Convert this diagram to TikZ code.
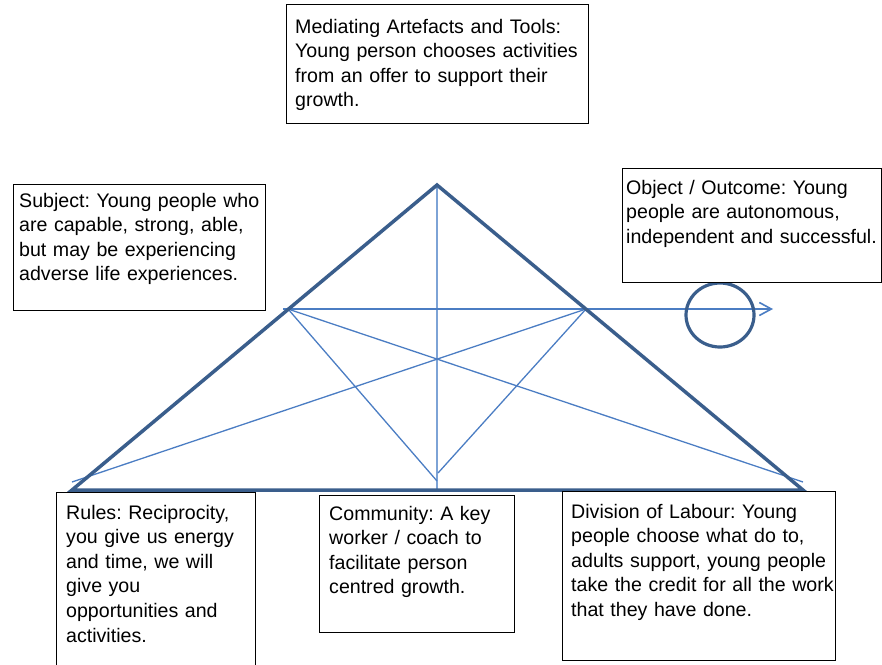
\documentclass[tikz,border=0pt]{standalone}
\usepackage{fontspec}
\setmainfont{Liberation Sans}
\usetikzlibrary{arrows.meta,shapes.geometric}
\definecolor{thickblue}{RGB}{58,94,140}
\definecolor{thinblue}{RGB}{75,125,195}
\definecolor{paleblue}{RGB}{125,163,214}
\begin{document}
\frenchspacing
\begin{tikzpicture}[x=1pt,y=-1pt,
  frame/.style={draw=black, line width=1.1pt, fill=white, rectangle, inner sep=0pt, anchor=north west},
  txt/.style={anchor=base west, inner sep=0pt, text width=330pt, align=left, font=\fontsize{19.6}{24.6}\selectfont\frenchspacing},
  heavy/.style={draw=thickblue, line width=3.5pt, line join=miter},
  thin/.style={draw=thinblue, line width=1.3pt},
  pale/.style={draw=paleblue, line width=1.6pt}]
\useasboundingbox (0,0) rectangle (882,664);
\clip (0,0) rectangle (882,664);

% geometry points
\coordinate (apex) at (437,185);
\coordinate (bl) at (72,490);
\coordinate (br) at (803,490);
\coordinate (pl) at (288,309);
\coordinate (pr) at (586,309);
\coordinate (cl) at (437,481);
\coordinate (cr) at (438,473);
\coordinate (cv) at (437,489);
\coordinate (el) at (72,482);
\coordinate (er) at (803,482);
\coordinate (tip) at (773,309);

% thin construction lines
\draw[pale] (apex) -- (cv);
\draw[thin] (pl) -- (cl);
\draw[thin] (pr) -- (cr);
\draw[thin] (pl) -- (er);
\draw[thin] (pr) -- (el);
\draw[thinblue, line width=1.6pt, -{Straight Barb[length=12pt,width=13pt]}] ([xshift=-5pt]pl) -- (tip);

% main triangle
\draw[heavy] (apex) -- (bl) -- (br) -- cycle;

% outcome ring
\node[draw=thickblue, line width=3.2pt, ellipse, minimum width=68pt, minimum height=64pt, inner sep=0pt] (ring) at (720,315) {};

% boxes
\node[frame, minimum width=302pt, minimum height=119pt] (tools) at (286,4) {};
\node[txt] (toolstext) at (295,33) {Mediating Artefacts and Tools:\\Young person chooses activities\\from an offer to support their\\growth.};

\node[frame, minimum width=252pt, minimum height=126pt] (subject) at (13,184) {};
\node[txt] (subjecttext) at (19,207) {Subject: Young people who\\are capable, strong, able,\\but may be experiencing\\adverse life experiences.};

\node[frame, minimum width=259pt, minimum height=114pt] (object) at (622,168) {};
\node[txt] (objecttext) at (626,194) {Object / Outcome: Young\\people are autonomous,\\independent and successful.};

\node[frame, minimum width=199pt, minimum height=180pt] (rules) at (56,492) {};
\node[txt] (rulestext) at (66,519) {Rules: Reciprocity,\\you give us energy\\and time, we will\\give you\\opportunities and\\activities.};

\node[frame, minimum width=195pt, minimum height=137pt] (community) at (319,495) {};
\node[txt] (communitytext) at (329,520) {Community: A key\\worker / coach to\\facilitate person\\centred growth.};

\node[frame, minimum width=273pt, minimum height=169pt] (division) at (562,491) {};
\node[txt] (divisiontext) at (571,518) {Division of Labour: Young\\people choose what do to,\\adults support, young people\\take the credit for all the work\\that they have done.};
\end{tikzpicture}
\end{document}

#####

Pictures are excluded; extract exactly the lines from the start of the data through the line that holds "(br) -- cycle;", both ends included.

_Result of the task_.
Convert this diagram to TikZ code.
\documentclass[tikz,border=0pt]{standalone}
\usepackage{fontspec}
\setmainfont{Liberation Sans}
\usetikzlibrary{arrows.meta,shapes.geometric}
\definecolor{thickblue}{RGB}{58,94,140}
\definecolor{thinblue}{RGB}{75,125,195}
\definecolor{paleblue}{RGB}{125,163,214}
\begin{document}
\frenchspacing
\begin{tikzpicture}[x=1pt,y=-1pt,
  frame/.style={draw=black, line width=1.1pt, fill=white, rectangle, inner sep=0pt, anchor=north west},
  txt/.style={anchor=base west, inner sep=0pt, text width=330pt, align=left, font=\fontsize{19.6}{24.6}\selectfont\frenchspacing},
  heavy/.style={draw=thickblue, line width=3.5pt, line join=miter},
  thin/.style={draw=thinblue, line width=1.3pt},
  pale/.style={draw=paleblue, line width=1.6pt}]
\useasboundingbox (0,0) rectangle (882,664);
\clip (0,0) rectangle (882,664);

% geometry points
\coordinate (apex) at (437,185);
\coordinate (bl) at (72,490);
\coordinate (br) at (803,490);
\coordinate (pl) at (288,309);
\coordinate (pr) at (586,309);
\coordinate (cl) at (437,481);
\coordinate (cr) at (438,473);
\coordinate (cv) at (437,489);
\coordinate (el) at (72,482);
\coordinate (er) at (803,482);
\coordinate (tip) at (773,309);

% thin construction lines
\draw[pale] (apex) -- (cv);
\draw[thin] (pl) -- (cl);
\draw[thin] (pr) -- (cr);
\draw[thin] (pl) -- (er);
\draw[thin] (pr) -- (el);
\draw[thinblue, line width=1.6pt, -{Straight Barb[length=12pt,width=13pt]}] ([xshift=-5pt]pl) -- (tip);

% main triangle
\draw[heavy] (apex) -- (bl) -- (br) -- cycle;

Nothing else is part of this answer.